**Written instruction**
Print exactly the lines running from the one that holds "Convert this chart" through the one that holds "import * as", please, and leave the pictures out.

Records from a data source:
══════════

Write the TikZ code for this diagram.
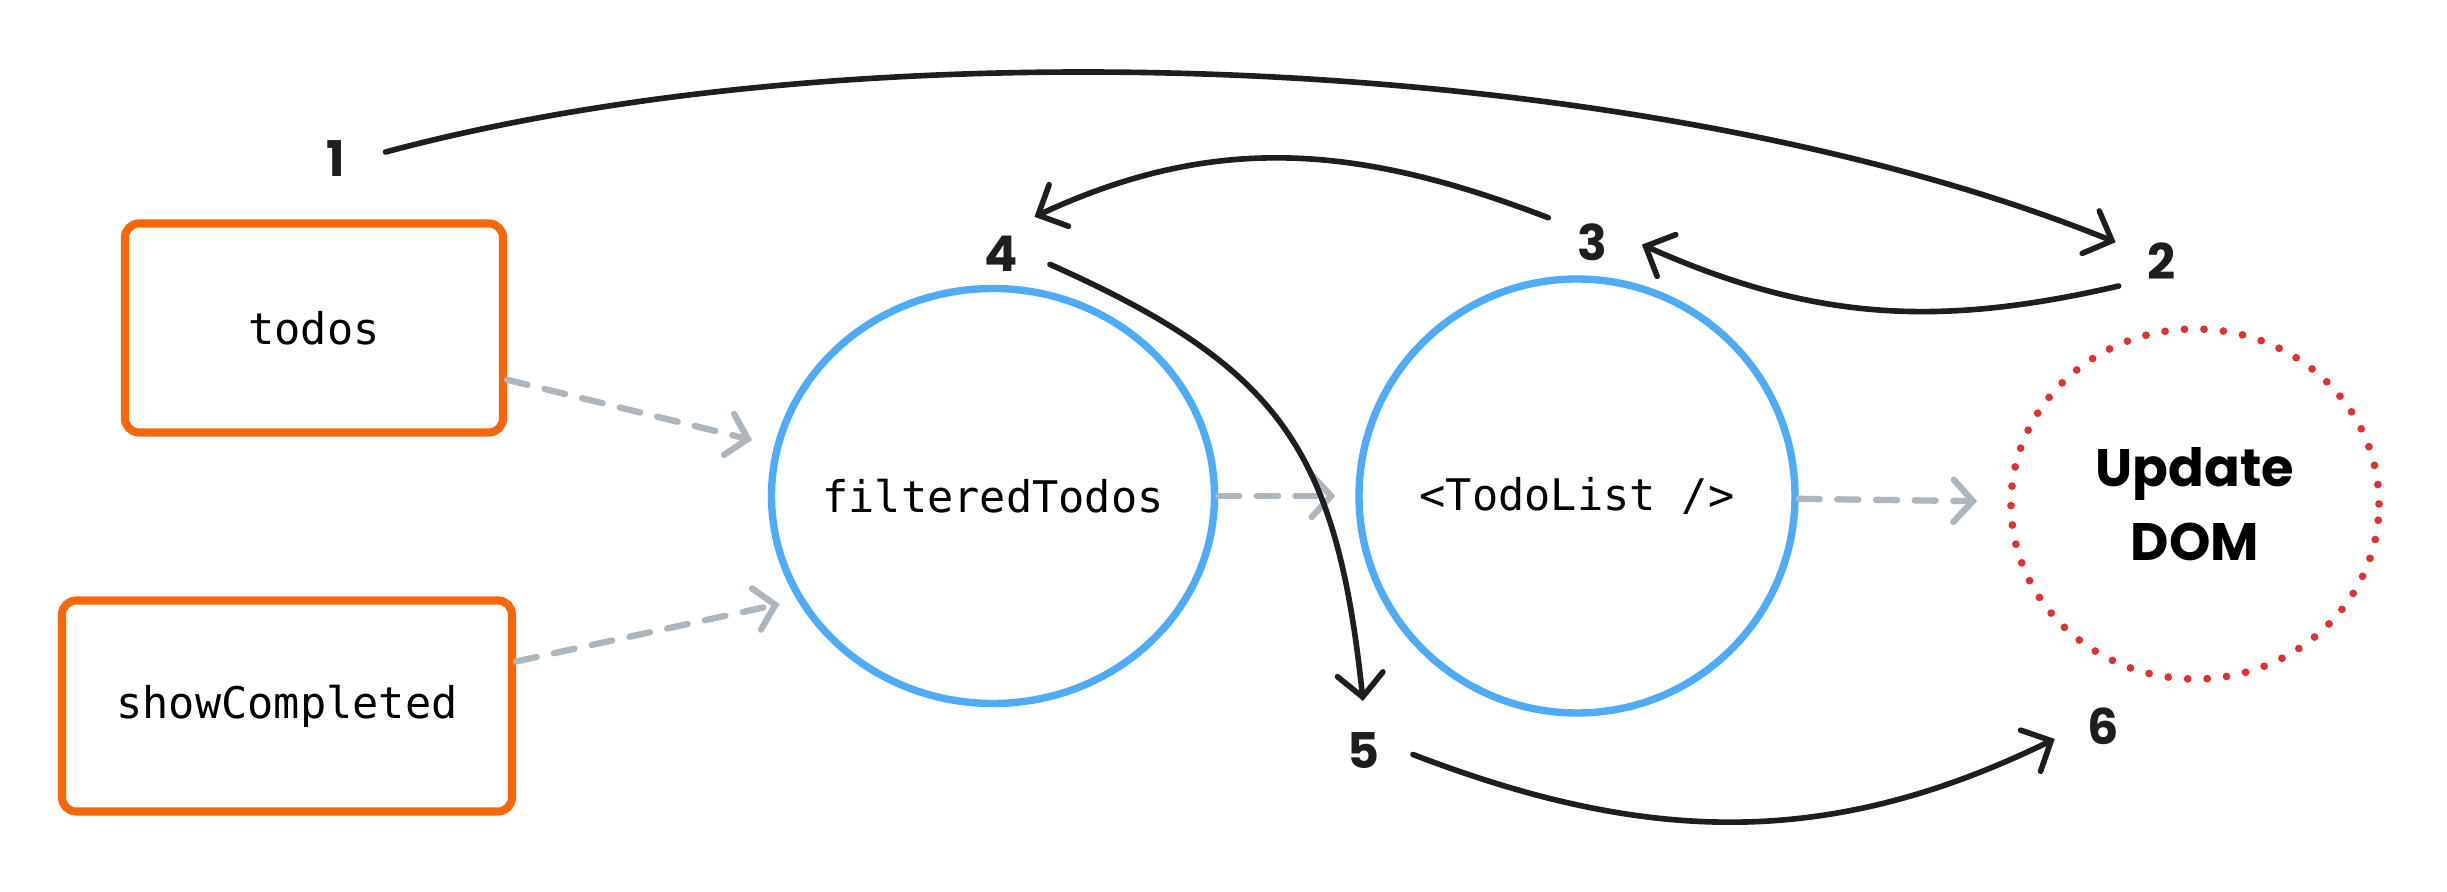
\documentclass[tikz,border=0pt]{standalone}
\usepackage{fontspec}
\setmonofont{DejaVu Sans Mono}
\newfontfamily\handfont{Poppins}
\usetikzlibrary{arrows.meta,shapes.geometric}
\definecolor{boxorange}{HTML}{F76707}
\definecolor{ringblue}{HTML}{4DABF7}
\definecolor{domred}{HTML}{E03131}
\definecolor{flowgray}{HTML}{ADB5BD}
\definecolor{inkblack}{HTML}{1E1E1E}
\tikzset{state/.style={draw=boxorange, line width=2.3pt, rounded corners=4pt, text=black, font=\ttfamily\fontsize{12.4}{15}\selectfont},
memo/.style={ellipse, draw=ringblue, line width=2.1pt, inner xsep=-0.8cm, inner ysep=0pt, text=black, font=\ttfamily\fontsize{12.4}{15}\selectfont},
dom/.style={ellipse, draw=domred, line width=2.2pt, line cap=round, dash pattern=on 0pt off 5.55pt, inner sep=0pt, align=center, text=black, font=\handfont\bfseries\fontsize{15}{21}\selectfont},
num/.style={circle, minimum size=1cm, inner sep=0pt, outer sep=0pt, text=inkblack, font=\handfont\bfseries\fontsize{14}{16}\selectfont},
flow/.style={draw=inkblack, line width=1.6pt, line cap=round, -{Straight Barb[length=6.5pt,width=13pt,line cap=round]}},
dep/.style={draw=flowgray, line width=1.8pt, line cap=round, dash pattern=on 6pt off 5pt, -{Straight Barb[length=5.5pt,width=12pt,line cap=round]}}}
\begin{document}
\begin{tikzpicture}
        \useasboundingbox (0,0) rectangle (24.47,8.92);

        % state
        \node[state, minimum width=3.78cm, minimum height=2.09cm] (todos) at (3.14,5.64) {todos};
        \node[state, minimum width=4.5cm, minimum height=2.11cm] (show) at (2.87,1.86) {showCompleted};

        % derived and component
        \node[memo, minimum width=4.43cm, minimum height=4.15cm] (filtered) at (9.93,3.96) {filteredTodos};
        \node[memo, minimum width=4.36cm, minimum height=4.34cm] (todolist) at (15.77,3.96) {<TodoList />};
        \node[dom, minimum width=3.68cm, minimum height=3.5cm] (update) at (21.95,3.88) {Update\\DOM};

        % dependencies
        \draw[dep, shorten >=0.23cm] (todos.-15) -- (filtered.167);
        \draw[dep, shorten >=0.18cm] (show.11) -- (filtered.208);
        \draw[dep, shorten >=0.2cm] (filtered) -- (todolist);
        \draw[dep, shorten >=0.3cm] (todolist) -- (update);

        % steps
        \foreach \n/\pos in {1/{(3.36,7.33)}, 2/{(21.62,6.31)}, 3/{(15.92,6.50)}, 4/{(10.01,6.38)}, 5/{(13.63,1.41)}, 6/{(21.03,1.66)}}{
            \node[num] (n\n) at \pos {\n};
        }
        \draw[flow] (n1.8) to[out=15, in=158, looseness=0.75] (n2.158);
        \draw[flow] (n2.210) to[out=193, in=-24] (n3.-3);
        \draw[flow] (n3.151) to[out=159, in=25] (n4.48);
        \draw[flow] (n4.-12) to[out=-24, in=96, looseness=1.2] (n5.90);
        \draw[flow] (n5.-4) to[out=-21, in=-154] (n6.195);

    \end{tikzpicture}
\end{document}
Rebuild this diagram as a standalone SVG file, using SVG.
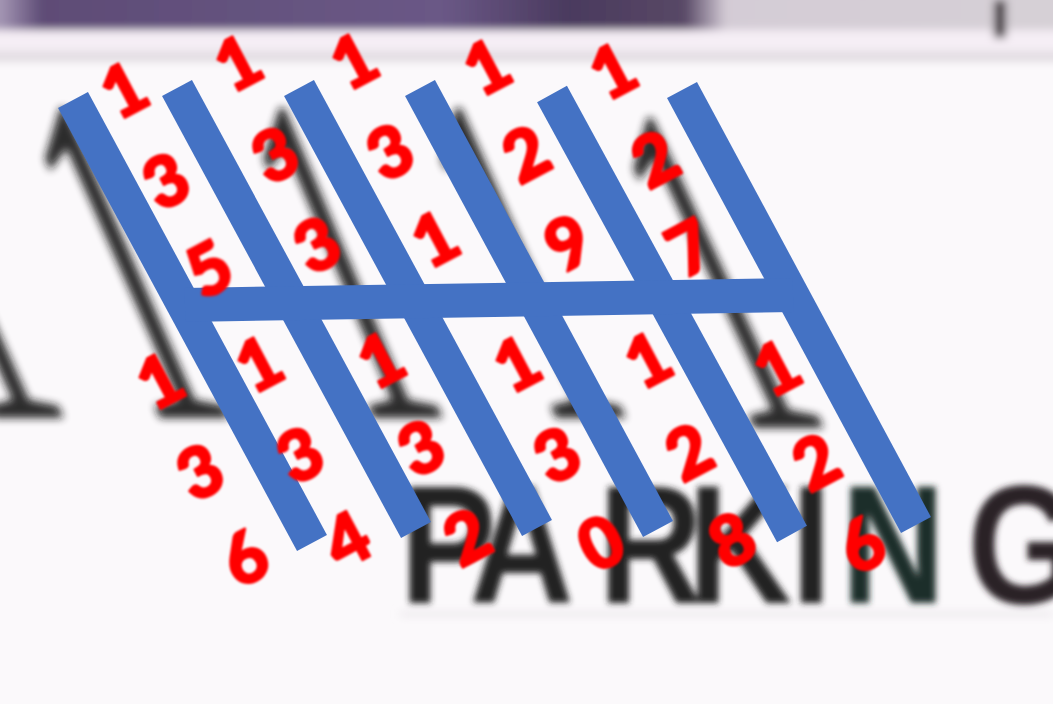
<svg xmlns="http://www.w3.org/2000/svg" width="1053" height="704" viewBox="0 0 1053 704">
  <defs>
    <linearGradient id="band" x1="0" y1="0" x2="1053" y2="0" gradientUnits="userSpaceOnUse">
      <stop offset="0" stop-color="#a496b4"/>
      <stop offset="0.04" stop-color="#5e4c76"/>
      <stop offset="0.42" stop-color="#6a5886"/>
      <stop offset="0.54" stop-color="#4a3a5e"/>
      <stop offset="0.65" stop-color="#584866"/>
      <stop offset="0.69" stop-color="#d4ccd6"/>
      <stop offset="1" stop-color="#d6d0d6"/>
    </linearGradient>
    <filter id="blurBg" x="-10%" y="-10%" width="120%" height="120%">
      <feGaussianBlur stdDeviation="4"/>
    </filter>
    <filter id="blurTxt" x="-5%" y="-20%" width="110%" height="140%">
      <feGaussianBlur stdDeviation="3"/>
    </filter>
    <filter id="blurSoft">
      <feGaussianBlur stdDeviation="0.8"/>
    </filter>
    <style>
      .bar { fill: none; stroke: #4472c4; stroke-width: 34; stroke-linecap: butt; }
      .num { font-family: Lato, "DejaVu Sans", sans-serif; font-weight: 900; font-size: 70px; fill: #ff0000; stroke: #ff0000; stroke-width: 2.5; stroke-linejoin: round; text-anchor: middle; }
      .big1 { font-family: "Liberation Serif", serif; font-size: 470px; fill: #141414; text-anchor: middle; }
      .park { font-family: "Liberation Sans", sans-serif; font-weight: bold; font-size: 168px; fill: #242424; }
    </style>
  </defs>

  <!-- photo background -->
  <g id="background">
    <rect x="0" y="0" width="1053" height="704" fill="#fbf9fb"/>
    <g filter="url(#blurBg)">
      <rect x="-10" y="-10" width="1073" height="40" fill="url(#band)"/>
      <rect x="-10" y="30" width="1073" height="20" fill="#f5eef5"/>
      <rect x="-10" y="51" width="1073" height="11" fill="#e2dce2"/>
      <rect x="994" y="0" width="12" height="38" fill="#3a3038"/>
      <rect x="400" y="612" width="653" height="4" fill="#e8e4e8"/>
    </g>
    <g filter="url(#blurBg)" opacity="0.9">
      <text class="big1" transform="translate(26,418) skewX(24) scale(0.42,1)">1</text>
      <text class="big1" transform="translate(192,418) skewX(24) scale(0.42,1)">1</text>
      <text class="big1" transform="translate(405,418) skewX(23) scale(0.42,1)">1</text>
      <text class="big1" transform="translate(588,418) skewX(24) scale(0.42,1)">1</text>
      <text class="big1" transform="translate(786,428) skewX(25) scale(0.42,1)">1</text>
    </g>
    <g filter="url(#blurTxt)">
      <text class="park" transform="translate(0,603) scale(0.86,1)"><tspan x="465">P</tspan><tspan x="546">A</tspan><tspan x="696">R</tspan><tspan x="800">K</tspan><tspan x="920">I</tspan><tspan x="978" fill="#1b2d29">N</tspan><tspan x="1125" fill="#2a2226">G</tspan></text>
    </g>
  </g>

  <!-- blue lines -->
  <g id="connectors">
    <line class="bar" x1="73" y1="100" x2="312" y2="543"/>
    <line class="bar" x1="177" y1="88" x2="416" y2="530"/>
    <line class="bar" x1="299" y1="88" x2="537" y2="528"/>
    <line class="bar" x1="420" y1="88" x2="658" y2="529"/>
    <line class="bar" x1="552" y1="94" x2="792" y2="534"/>
    <line class="bar" x1="682" y1="90" x2="916" y2="525"/>
    <line class="bar" x1="185" y1="305" x2="793" y2="295"/>
  </g>

  <!-- red numbers -->
  <g id="numbers" filter="url(#blurSoft)">
    <text class="num" transform="translate(124,90) rotate(-28)" y="25">1</text>
    <text class="num" transform="translate(166,181) rotate(-28)" y="25">3</text>
    <text class="num" transform="translate(209,269) rotate(-28)" y="25">5</text>

    <text class="num" transform="translate(238,63) rotate(-28)" y="25">1</text>
    <text class="num" transform="translate(275,155) rotate(-28)" y="25">3</text>
    <text class="num" transform="translate(317,245) rotate(-28)" y="25">3</text>

    <text class="num" transform="translate(354,61) rotate(-28)" y="25">1</text>
    <text class="num" transform="translate(390,152) rotate(-28)" y="25">3</text>
    <text class="num" transform="translate(435,239) rotate(-28)" y="25">1</text>

    <text class="num" transform="translate(487,67) rotate(-28)" y="25">1</text>
    <text class="num" transform="translate(526,154) rotate(-28)" y="25">2</text>
    <text class="num" transform="translate(568,243) rotate(-28)" y="25">9</text>

    <text class="num" transform="translate(613,71) rotate(-28)" y="25">1</text>
    <text class="num" transform="translate(655,159) rotate(-28)" y="25">2</text>
    <text class="num" transform="translate(690,248) rotate(-28)" y="25">7</text>

    <text class="num" transform="translate(160,381) rotate(-28)" y="25">1</text>
    <text class="num" transform="translate(200,472) rotate(-28)" y="25">3</text>
    <text class="num" transform="translate(245,558) rotate(-28)" y="25">6</text>

    <text class="num" transform="translate(259,364) rotate(-28)" y="25">1</text>
    <text class="num" transform="translate(300,455) rotate(-28)" y="25">3</text>
    <text class="num" transform="translate(347,540) rotate(-28)" y="25">4</text>

    <text class="num" transform="translate(381,360) rotate(-28)" y="25">1</text>
    <text class="num" transform="translate(421,448) rotate(-28)" y="25">3</text>
    <text class="num" transform="translate(467,537) rotate(-28)" y="25">2</text>

    <text class="num" transform="translate(517,364) rotate(-28)" y="25">1</text>
    <text class="num" transform="translate(557,455) rotate(-28)" y="25">3</text>
    <text class="num" transform="translate(601,543) rotate(-28)" y="25">0</text>

    <text class="num" transform="translate(648,360) rotate(-28)" y="25">1</text>
    <text class="num" transform="translate(689,452) rotate(-28)" y="25">2</text>
    <text class="num" transform="translate(732,540) rotate(-28)" y="25">8</text>

    <text class="num" transform="translate(777,368) rotate(-28)" y="25">1</text>
    <text class="num" transform="translate(816,462) rotate(-28)" y="25">2</text>
    <text class="num" transform="translate(862,545) rotate(-28)" y="25">6</text>
  </g>
</svg>
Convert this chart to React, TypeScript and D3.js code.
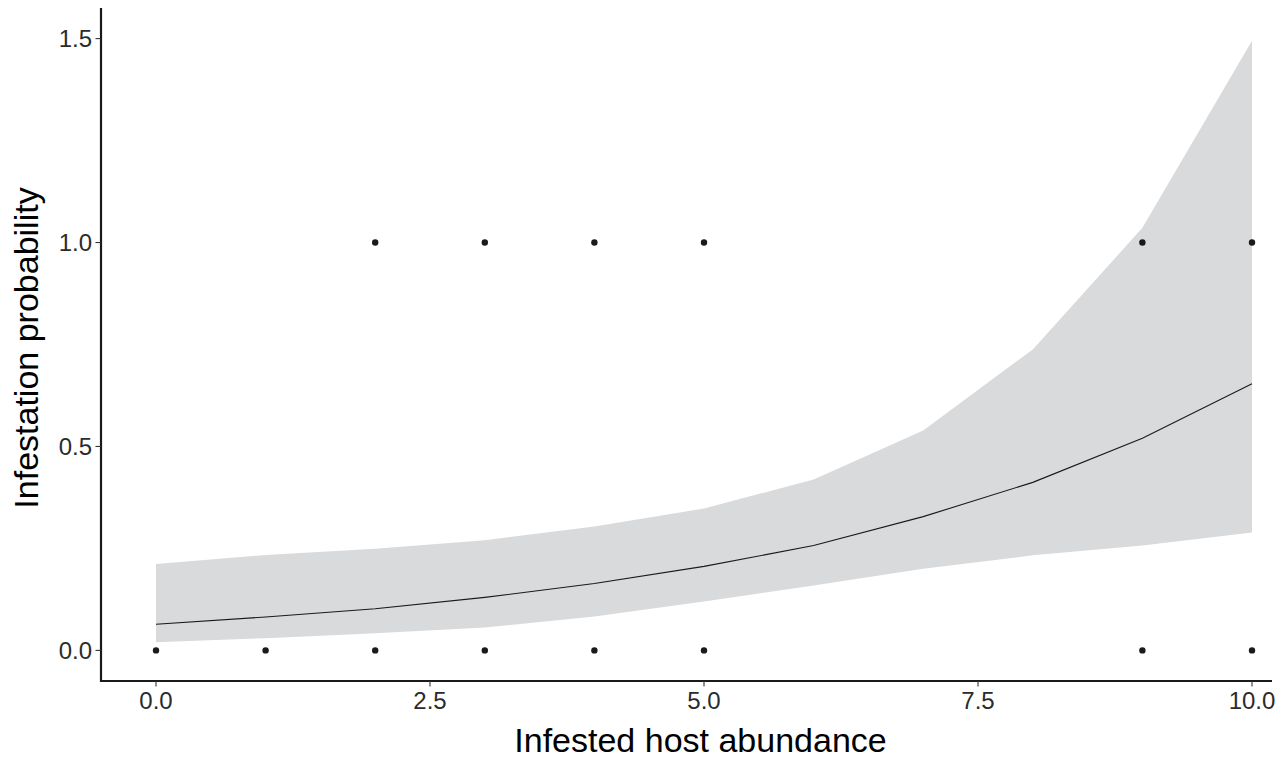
import React from "react";
import * as d3 from "d3";

const fitX = [0, 1, 2, 3, 4, 5, 6, 7, 8, 9, 10];
const fitY = [0.064, 0.082, 0.102, 0.13, 0.164, 0.206, 0.257, 0.328, 0.412, 0.52, 0.654];
const fitLower = [0.02, 0.03, 0.042, 0.056, 0.083, 0.12, 0.159, 0.2, 0.233, 0.257, 0.289];
const fitUpper = [0.212, 0.234, 0.249, 0.27, 0.304, 0.348, 0.419, 0.539, 0.738, 1.036, 1.495];

const obsX = [0, 1, 2, 3, 4, 5, 9, 10, 2, 3, 4, 5, 9, 10];
const obsY = [0, 0, 0, 0, 0, 0, 0, 0, 1, 1, 1, 1, 1, 1];

const xTicks = [0, 2.5, 5, 7.5, 10];
const yTicks = [0, 0.5, 1, 1.5];

export default function App() {
  const W = 1288, H = 758;
  const left = 101, right = 1272, top = 8, bottom = 681;
  const x = d3.scaleLinear().domain([0, 10]).range([156, 1252]);
  const y = d3.scaleLinear().domain([-0.075, 1.575]).range([bottom, top]);

  const idx = fitX.map((_, i) => i);
  const area = d3.area<number>()
    .x((i) => x(fitX[i]))
    .y0((i) => y(fitLower[i]))
    .y1((i) => y(fitUpper[i]))(idx) || "";
  const line = d3.line<number>()
    .x((i) => x(fitX[i]))
    .y((i) => y(fitY[i]))(idx) || "";

  const font = "'Liberation Sans', Arial, Helvetica, sans-serif";
  return (
    <svg width={W} height={H} style={{ position: "absolute", left: 0, top: 0 }} fontFamily={font}>
      <rect width={W} height={H} fill="#fff" />
      <path d={area} fill="#d9dadc" />
      <path d={line} fill="none" stroke="#1a1a1a" strokeWidth={1.1} />
      {obsX.map((v, i) => (
        <circle key={i} cx={x(v)} cy={y(obsY[i])} r={3.2} fill="#1a1a1a" />
      ))}
      <line x1={left} x2={left} y1={top} y2={bottom + 1} stroke="#1a1a1a" strokeWidth={2.2} />
      <line x1={left - 1} x2={right} y1={bottom} y2={bottom} stroke="#1a1a1a" strokeWidth={2.2} />
      {yTicks.map((t) => (
        <g key={t}>
          <line x1={left - 5.5} x2={left} y1={y(t)} y2={y(t)} stroke="#333" strokeWidth={1.1} />
          <text x={92} y={y(t)} dy="0.36em" textAnchor="end" fontSize={24} fill="#2b2b2b">
            {t.toFixed(1)}
          </text>
        </g>
      ))}
      {xTicks.map((t) => (
        <g key={t}>
          <line x1={x(t)} x2={x(t)} y1={bottom} y2={bottom + 5.5} stroke="#333" strokeWidth={1.1} />
          <text x={x(t)} y={708.5} textAnchor="middle" fontSize={24} fill="#2b2b2b">
            {t.toFixed(1)}
          </text>
        </g>
      ))}
      <text x={(left + right) / 2 + 14} y={752} textAnchor="middle" fontSize={34} fill="#000">
        Infested host abundance
      </text>
      <text transform={`translate(38, 348) rotate(-90)`} textAnchor="middle" fontSize={34} fill="#000">
        Infestation probability
      </text>
    </svg>
  );
}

══════════

**Result for this task**
Convert this chart to React, TypeScript and D3.js code.
import React from "react";
import * as d3 from "d3";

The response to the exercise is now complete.